Gay-marriage opponents say using the courts undermines the will of the voters. Michael Geer, president of the Pennsylvania Family Institute, which opposes same-sex marriage, said that in 1996 when the state passed its law, fewer than 25 out of some 240 legislators opposed it. “The fact the A.C.L.U. is turning to the courts to try to redefine marriage takes it out of the hands of the people,” he said.
The A.C.L.U. plans to file suit soon in two other states, Virginia and North Carolina. In Michigan, a federal judge blocked a state law denying domestic partner benefits to public employees, citing the Supreme Court rulings. And on Wednesday the A.C.L.U. and Lambda Legal plan to seek summary judgment in Illinois in two year-old gay marriage cases.
“You’ll have these things filed all over the place,” said Frank Schubert, political director of the National Organization for Marriage, which opposes same-sex marriage.

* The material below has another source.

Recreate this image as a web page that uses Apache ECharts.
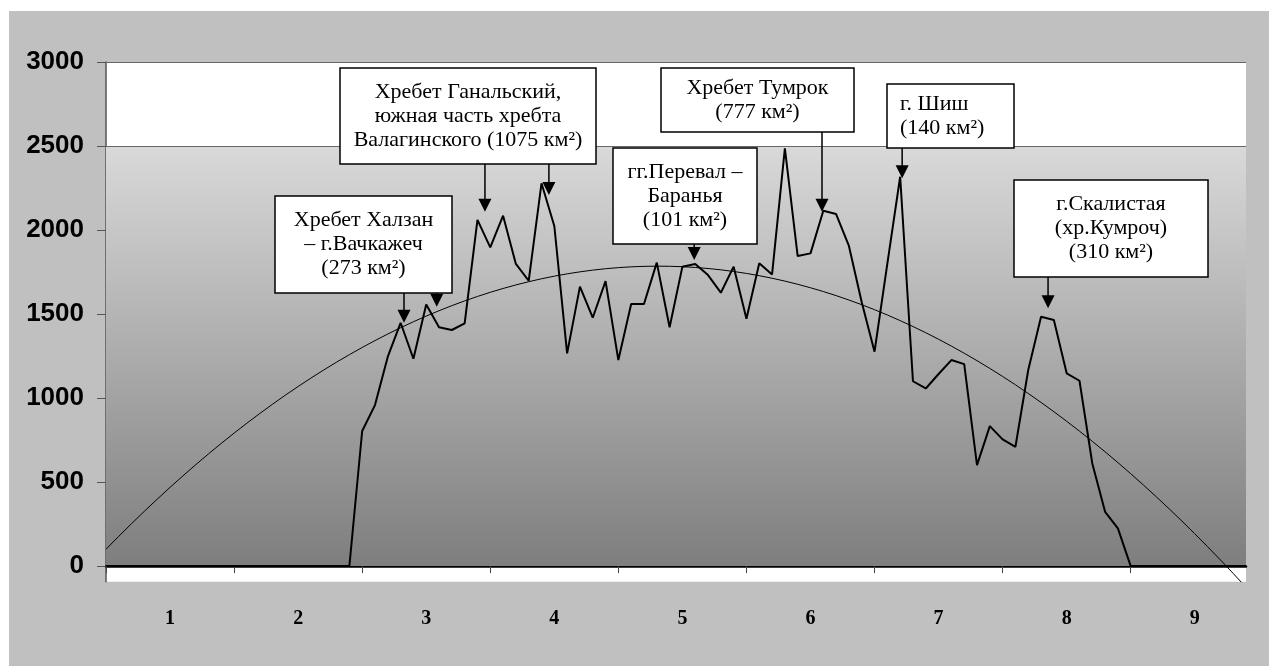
<!DOCTYPE html>
<html>
<head>
<meta charset="utf-8">
<script src="https://cdn.jsdelivr.net/npm/echarts@6/dist/echarts.min.js"></script>
<style>
  html, body { margin: 0; padding: 0; background: #fff; }
  #wrap { position: relative; width: 1269px; height: 666px; background: #fff; overflow: hidden; }
  #frame { position: absolute; left: 9px; top: 11px; width: 1260px; height: 655px; background: #c0c0c0; }
  #chart { position: absolute; left: 0; top: 0; width: 1269px; height: 666px; }
</style>
</head>
<body>
<div id="wrap"><div id="frame"></div><div id="chart"></div></div>
<script>
// ---- data ----
const categoryLabels = ['1', '2', '3', '4', '5', '6', '7', '8', '9'];
const yTicks = [0, 500, 1000, 1500, 2000, 2500, 3000];
const elevation = [
  0, 0, 0, 0, 0, 0, 0, 0, 0, 0,
  0, 0, 0, 0, 0, 0, 0, 0, 0, 0,
  804, 958, 1246, 1448, 1234, 1557, 1421, 1405, 1444, 2060,
  1897, 2085, 1798, 1698, 2278, 2024, 1266, 1663, 1478, 1696,
  1226, 1560, 1560, 1806, 1421, 1782, 1798, 1732, 1627, 1782,
  1472, 1802, 1736, 2486, 1845, 1861, 2115, 2095, 1905, 1570,
  1276, 1800, 2317, 1100, 1057, 1143, 1226, 1202, 601, 833,
  754, 710, 1167, 1484, 1464, 1147, 1103, 611, 323, 224,
  0, 0, 0, 0, 0, 0, 0, 0, 0, 0
];
// polynomial (order 2) trendline equation: a0 + a1*i + a2*i^2
const trendCoef = [100.2, 78.18, -0.907];

const annotations = [
  { lines: ['Хребет Халзан', '– г.Вачкажеч', '(273 км²)'], box: [275, 196, 177, 97], align: 'center',
    arrows: [{ idx: 23, dx: 3.4, dy: 0 }, { idx: 25, dx: 10.5, dy: 2.3 }] },
  { lines: ['Хребет Ганальский,', 'южная часть хребта', 'Валагинского (1075 км²)'], box: [340, 68, 256, 96], align: 'center',
    arrows: [{ idx: 29, dx: 7.5, dy: -8.3 }, { idx: 34, dx: 7.4, dy: 11.7 }] },
  { lines: ['гг.Перевал –', 'Баранья', '(101 км²)'], box: [613, 148, 144, 96], align: 'center',
    arrows: [{ idx: 46, dx: -1, dy: -4 }] },
  { lines: ['Хребет Тумрок', '(777 км²)'], box: [661, 68, 193, 64], align: 'center',
    arrows: [{ idx: 56, dx: -1.3, dy: 1 }] },
  { lines: ['г. Шиш', '(140 км²)'], box: [887, 84, 127, 64], align: 'left',
    arrows: [{ idx: 62, dx: 2, dy: 1.6 }] },
  { lines: ['г.Скалистая', '(хр.Кумроч)', '(310 км²)'], box: [1014, 180, 194, 97], align: 'center',
    arrows: [{ idx: 73, dx: 7, dy: -8.4 }] }
];

// ---- build ----
const categories = elevation.map((_, i) => String(i));
const trend = elevation.map((_, i) => trendCoef[0] + trendCoef[1] * i + trendCoef[2] * i * i);

const chart = echarts.init(document.getElementById('chart'), null, { renderer: 'canvas' });

const gradient = new echarts.graphic.LinearGradient(0, 0, 0, 1, [
  { offset: 0, color: '#d9d9d9' },
  { offset: 1, color: '#7e7e7e' }
]);

chart.setOption({
  backgroundColor: 'transparent',
  animation: false,
  grid: { left: 106, right: 23, top: 62, bottom: 84.3, show: true, backgroundColor: '#ffffff', borderWidth: 0 },
  xAxis: {
    type: 'category',
    data: categories,
    boundaryGap: false,
    axisLine: { show: true, onZero: true, lineStyle: { color: '#000', width: 2.5 } },
    axisTick: { show: true, length: 7, interval: (i) => i % 10 === 0, lineStyle: { color: '#444', width: 1 } },
    axisLabel: {
      interval: 0,
      margin: 37,
      verticalAlign: 'middle',
      fontFamily: 'Liberation Serif',
      fontWeight: 'bold',
      fontSize: 20,
      color: '#000',
      formatter: (v, i) => (i % 10 === 5 ? categoryLabels[(i - 5) / 10] : '')
    },
    splitLine: { show: false }
  },
  yAxis: {
    type: 'value',
    min: -93,
    max: 3000,
    axisLine: { show: true, onZero: false, lineStyle: { color: '#555', width: 1.5 } },
    axisTick: { show: true, length: 9, customValues: yTicks, lineStyle: { color: '#555', width: 1 } },
    axisLabel: {
      customValues: yTicks,
      margin: 22,
      fontFamily: 'Liberation Sans',
      fontWeight: 'bold',
      fontSize: 26,
      color: '#000',
      formatter: (v) => String(v)
    },
    splitLine: { show: false }
  },
  series: [
    {
      type: 'line',
      name: 'trend',
      data: trend,
      symbol: 'none',
      silent: true,
      z: 3,
      lineStyle: { color: '#000', width: 1 },
      markArea: {
        silent: true,
        itemStyle: { color: gradient },
        data: [[{ yAxis: 0 }, { yAxis: 2500 }]]
      },
      markLine: {
        silent: true,
        symbol: 'none',
        label: { show: false },
        lineStyle: { color: '#666', width: 1, type: 'solid' },
        data: [{ yAxis: 2500 }, { yAxis: 3000 }]
      }
    },
    {
      type: 'line',
      name: 'elevation',
      data: elevation,
      symbol: 'none',
      z: 4,
      lineStyle: { color: '#000', width: 2 }
    }
  ]
});

// ---- annotations (callout boxes with arrows to data points) ----
const graphics = [];
annotations.forEach((a) => {
  const [bx, by, bw, bh] = a.box;
  a.arrows.forEach((ar) => {
    const p = chart.convertToPixel({ xAxisIndex: 0, yAxisIndex: 0 }, [ar.idx, elevation[ar.idx]]);
    const x = p[0] + ar.dx;
    const tip = p[1] + ar.dy;
    graphics.push({
      type: 'line', z: 10,
      shape: { x1: x, y1: by + bh, x2: x, y2: tip - 10 },
      style: { stroke: '#000', lineWidth: 1.5 }
    });
    graphics.push({
      type: 'polygon', z: 10,
      shape: { points: [[x - 6.5, tip - 13], [x + 6.5, tip - 13], [x, tip]] },
      style: { fill: '#000' }
    });
  });
  graphics.push({
    type: 'rect', z: 11,
    shape: { x: bx, y: by, width: bw, height: bh },
    style: { fill: '#fff', stroke: '#000', lineWidth: 1.5 }
  });
  graphics.push({
    type: 'text', z: 12,
    style: {
      text: a.lines.join('\n'),
      x: a.align === 'left' ? bx + 13 : bx + bw / 2,
      y: by + bh / 2,
      align: a.align,
      verticalAlign: 'middle',
      fontFamily: 'Liberation Serif',
      fontSize: 22,
      lineHeight: 24,
      fill: '#000'
    }
  });
});
chart.setOption({ graphic: graphics });
</script>
</body>
</html>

It’s a strategy ultimately designed to manipulate the Supreme Court into imposing gay marriage nationwide by judicial fiat:
Supporters believe that enlarging the map of states that allow same-sex marriage will ultimately influence the Supreme Court when it next takes up the issue of a constitutional right to same-sex marriage, as it is expected to do in the next few years. Activists are pressing legislatures in three more states that appear ready to pass measures legalizing same-sex marriage: New Jersey, Hawaii and Illinois.
“We think what the map of the country looks like is going to make a big difference to how the issues in the case feel to the Supreme Court,” Mr. Esseks said. “Will we have the 13 states plus D.C., or will we be at 20 or more?”
Opponents are fighting back under the same logic. They see an opportunity to add Indiana to the 29 states with constitutional bans on same-sex marriage.
“Our challenge is to let the court see they’re not going to get away with this without a massive public revolt,” Mr. Schubert said.
Both sides are focusing on one man, Justice Anthony M. Kennedy, the frequent swing vote on the court, who wrote the 5-to-4 majority opinion striking down a key part of the federal Defense of Marriage Act. Justice Kennedy did not say whether there was a constitutional right to same-sex marriage, leaving it up to individual states. But he defined the terms of battle.
What good is a public revolt going to do you, Mr. Schubert? There is no recourse from the ultimate power of the Supreme Court. The quest to influence god-emperor Anthony Kennedy’s thinking with legislative victories won’t get very far if the government colludes with plaintiffs to arrange lower-court deletion of those victories. In an age when we hear much talk about respecting the “will of the people,” here we have an issue where the “right” answer has been pre-ordained, and the people must be re-programmed to accept it, by any means necessary.
Gay-marriage proponents seem oddly insecure about their ability to win the right way, through elections and legislative victories, since by any objective measure they’ve been doing very well in that arena. I’m not a wholehearted supporter of the Pennsylvania law under challenge, as it prohibits civil unions, which I’ve always supported. I’ve never been in favor of arbitrarily denying simple legal considerations that any consenting adults should be able to arrange between each other – to take one example from USA Today’s description of the Pennsylvania case, why shouldn’t you be able to designate anyone you please to receive automatic power of attorney for health care decisions?
But the right way to make law is through the legislature. It’s hard work, changing enough minds to influence representatives, or replace them in elections. Winning the favor of a few administrative officials, judges, and swing Justices is much easier, but it’s not the right way to handle an issue of this gravity.